Es wäre auch möglich, den Flugzeugkauf zu vertagen und erst die übernächste Regierung darüber entscheiden zu lassen. Der Nachteil: Bis die neuen Jets fertig sind, wären die Tornados tatsächlich am Ende und höchstens noch durch teure Reparaturen in der Luft zu halten. Bleiben die Grünen in Koalitionsverhandlungen standhaft und rückt auch die Union von ihrer Linie nicht ab, könnte es aber darauf hinauslaufen. „Das wäre das kleinere Übel, als Flugzeuge anzuschaffen, die die nukleare Teilhabe auf Jahre zementieren“, sagt die Abgeordnete Katja Keul. Sie würde am liebsten schon im Wahlprogramm festschreiben, keine Atombomber zu kaufen.

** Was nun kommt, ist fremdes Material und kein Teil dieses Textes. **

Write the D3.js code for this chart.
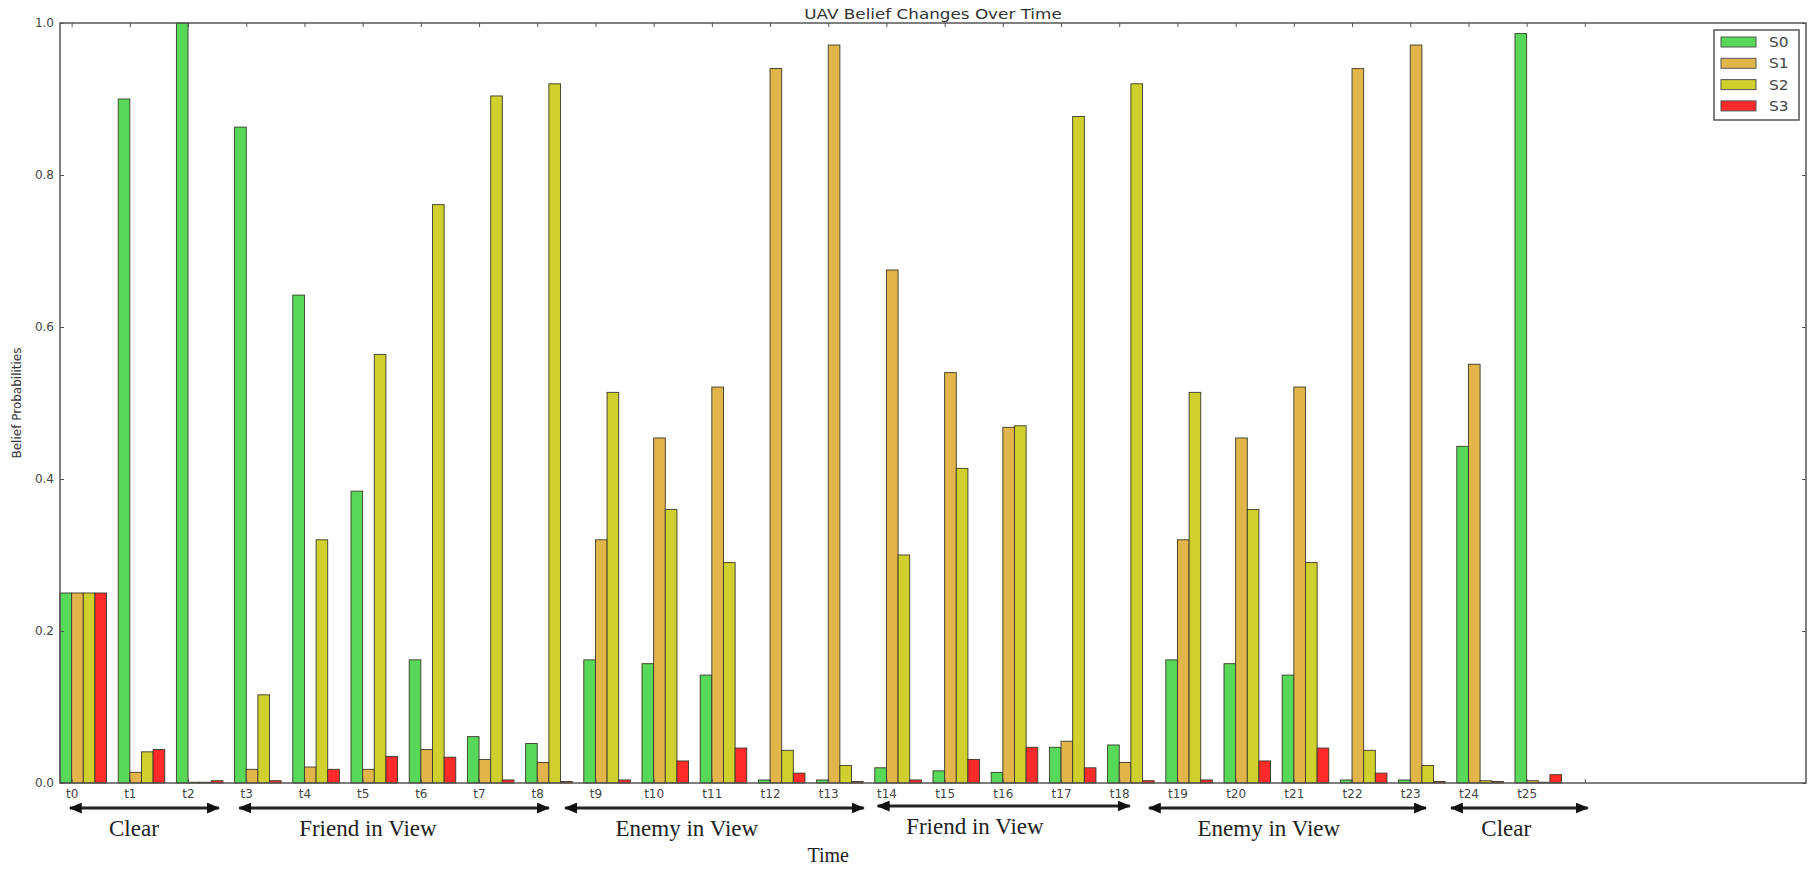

Dem Basisgrünen Karl-Wilhelm Koch schwant bereits, dass die Bomben vor seiner Haustür länger bleiben könnten als gedacht. „Die Ansagen von Annalena waren mir zu wolkig“, sagt er. Sie hätten nicht die klare Beschlusslage im Grundsatzprogramm wiedergegeben. „Offenbar will man es sich mit der CDU nicht verscherzen.“ Auch beim nächsten Vor-Ort-Protest will er dabei sein. Im März beginnt die Aktion „20 Wochen gegen 20 Atombomben“.